My Last Rant on Public Transit. Probably
I promise this is the last of my blogs on public transit. Well, at least for a while. I can’t promise I won’t ever blog about public transit again.
The biggest headache for me is the time sink. It eats up too much time. And the timing between the different parts is atrocious. If I didn’t lose between 5 to 15 minutes between each transfer the whole trip would only be about 15 minutes longer than driving myself. The best idea I ever heard for mass transit/public transit was generally referred to as something like bubble cars. The basic idea being that you would get into a “car” or a “bubble” or whatever they wanted to call the small vehicle. It would usually seat between 2 and 4 people. You would program your destination, and the vehicle would take off, traveling along rails or tubes or whatever. The tube or rail system would be dedicated to these little “cars,” no other traffic allowed. As a passenger you couldn’t control the speed (some authors imagined emergency brakes), the vehicle would be at least partially centrally controlled. It would travel along the rails/tubes with other cars all moving at the same speed, like a fast moving conga line. Vehicles exiting the line only to transfer to other lines or to exit at a station. Really advanced versions would actually take you right to the door of wherever you were going.

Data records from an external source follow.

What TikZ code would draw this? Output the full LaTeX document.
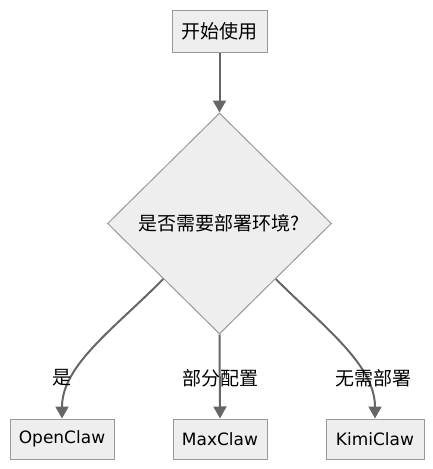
\documentclass[tikz,border=0pt]{standalone}
\usepackage{fontspec}
\setmainfont{DejaVu Sans}
\newfontfamily\cjk{Noto Sans CJK SC}
\usetikzlibrary{shapes.geometric,arrows.meta}
\definecolor{boxfill}{HTML}{EEEEEE}
\definecolor{boxline}{HTML}{999999}
\definecolor{edgec}{HTML}{666666}
\tikzset{
  box/.style={draw=boxline, fill=boxfill, line width=1pt, inner sep=0pt, minimum height=40pt},
  decision/.style={diamond, draw=boxline, fill=boxfill, line width=1pt, inner sep=0pt, aspect=1},
  flow/.style={draw=edgec, line width=2pt, -{Triangle[width=13pt,length=12pt]}},
  cjktext/.style={font=\cjk\fontsize{19}{22}\selectfont},
  lbl/.style={cjktext, inner sep=0pt},
  latin/.style={font=\fontsize{17}{20}\selectfont},
}
\begin{document}
\begin{tikzpicture}[x=1pt,y=-1pt]
\useasboundingbox (0,0) rectangle (433,469);
\node[box, cjktext, minimum width=95pt, minimum height=42pt] (start) at (219.5,31.5) {开始使用};
\node[decision, cjktext, minimum width=224pt, minimum height=221pt] (d) at (219.5,223.5) {是否需要部署环境?};
\node[box, latin, minimum width=104pt] (o) at (62,439) {OpenClaw};
\node[box, latin, minimum width=94pt] (m) at (220,439) {MaxClaw};
\node[box, latin, minimum width=98pt] (k) at (375,439) {KimiClaw};
\draw[flow] (start) -- (d.north);
\draw[flow] (d.south west) .. controls (115,328) and (62,365) .. (o.north);
\draw[flow] (d.south) -- (m.north);
\draw[flow] (d.south east) .. controls (325,328) and (375,365) .. (k.north);
\node[lbl] (l1) at (62,378) {是};
\node[lbl] (l2) at (220,378) {部分配置};
\node[lbl] (l3) at (373,378) {无需部署};
\end{tikzpicture}
\end{document}
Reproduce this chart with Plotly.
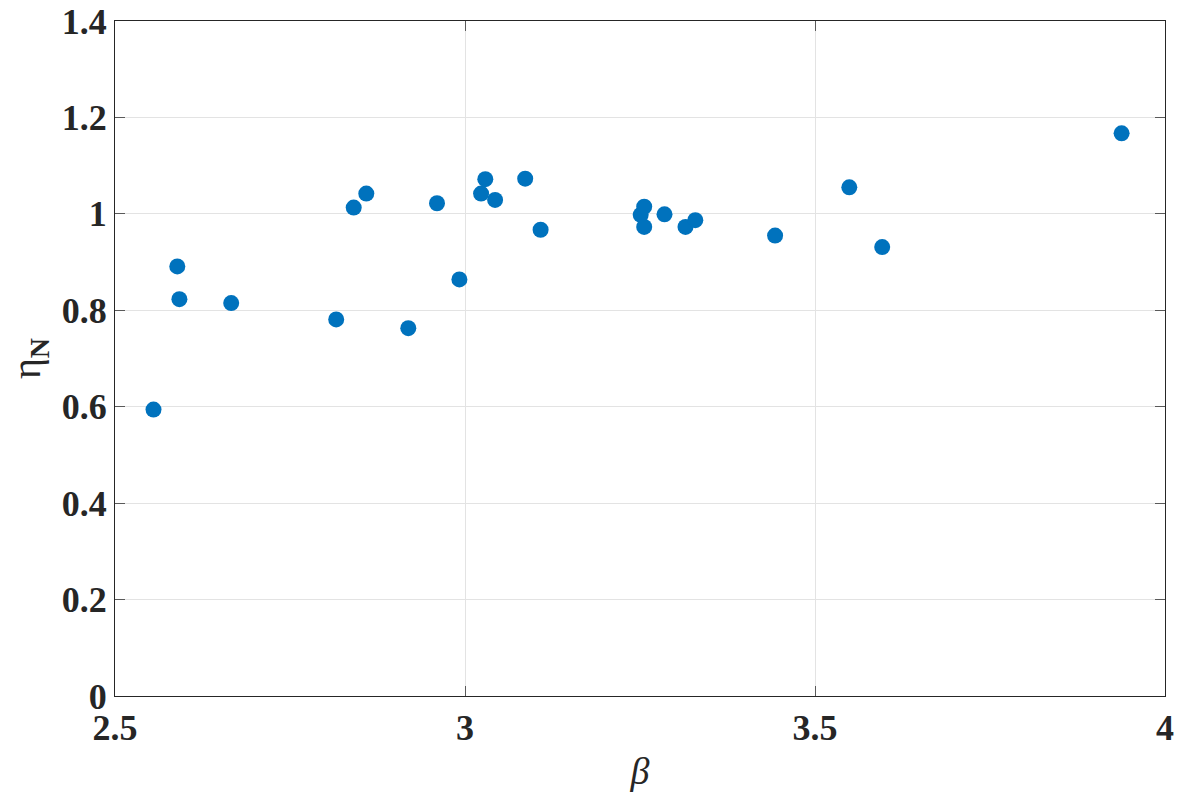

The nice thing about a system like that is that it would eliminate the transfer delays. Cutting down on the additional time eaten up. There’d still be some time lost (probably to congestion or other problems). And of course it would still be just as expensive, perhaps more so.
It’s not exactly self-driving cars. Personally I think bubble cars or rail cars are a better idea. Particularly with our current level of technology. Keep the computer controlled away from the human controlled. I’m not yet convinced they’re ever going to work well together. I’ve known too many people and used too many computer programs.